Furthermore, the ultra-nationalists who gained 13.59 percent of the vote in the 2014 Kosovan parliamentary election are calling for unification with Albania.
The idea of Greater Albania is not a new one: it emerged after the defeat of the Ottoman Empire in the Russo-Turkish War of 1877-78. A group of Albanian nationalist leaders met in a Prizren mosque on June 10, 1878 and declared the creation of a “Greater Albania,” which aimed to bring together all vilayets (provinces) of the Ottoman Empire inhabited by Albanian nationals.
The concept caught a second wind when Adolf Hitler came to power in Germany. Hitler and his Italian ally Benito Mussolini jumped at the opportunity to engage Albanian nationalists into their political fold.
“Hitler and Mussolini realized the Greater Albania ideology established by the 1878 League of Prizren.

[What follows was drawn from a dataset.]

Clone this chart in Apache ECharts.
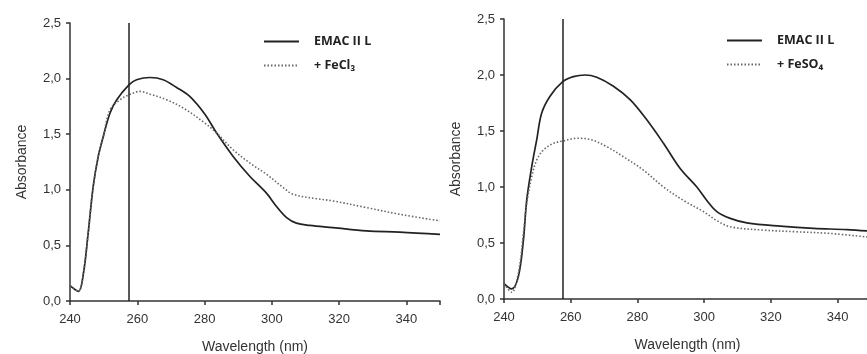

Albanian-settled areas of the Balkans — Kosovo-Metohija, western Macedonia, southern Montenegro — were incorporated in a Greater Albania,” Carl Kosta Savich, Serbian American historian and journalist, wrote in his op-ed for Serbianna.com.
During the Second World War Albanian nationalists of the 21st Waffen Mountain Division of the SS Skanderbeg unleashed ethnic cleansing of Serbs and Jews on a massive scale, particularly in Kosovo and Bosnia-Hercegovina.
Remarkably, half a century later, in 1998-1999, Washington took the side of the Kosovo Liberation Army (KLA) which was until 1998 on the US State Department’s “terrorist organization” list.
While branding Serbs as ruthless “butchers,” the White House turned a blind eye to numerous atrocities and crimes committed by Albanian ultra-nationalists in the course of the Kosovo war and after NATO’s bombing of Yugoslavia.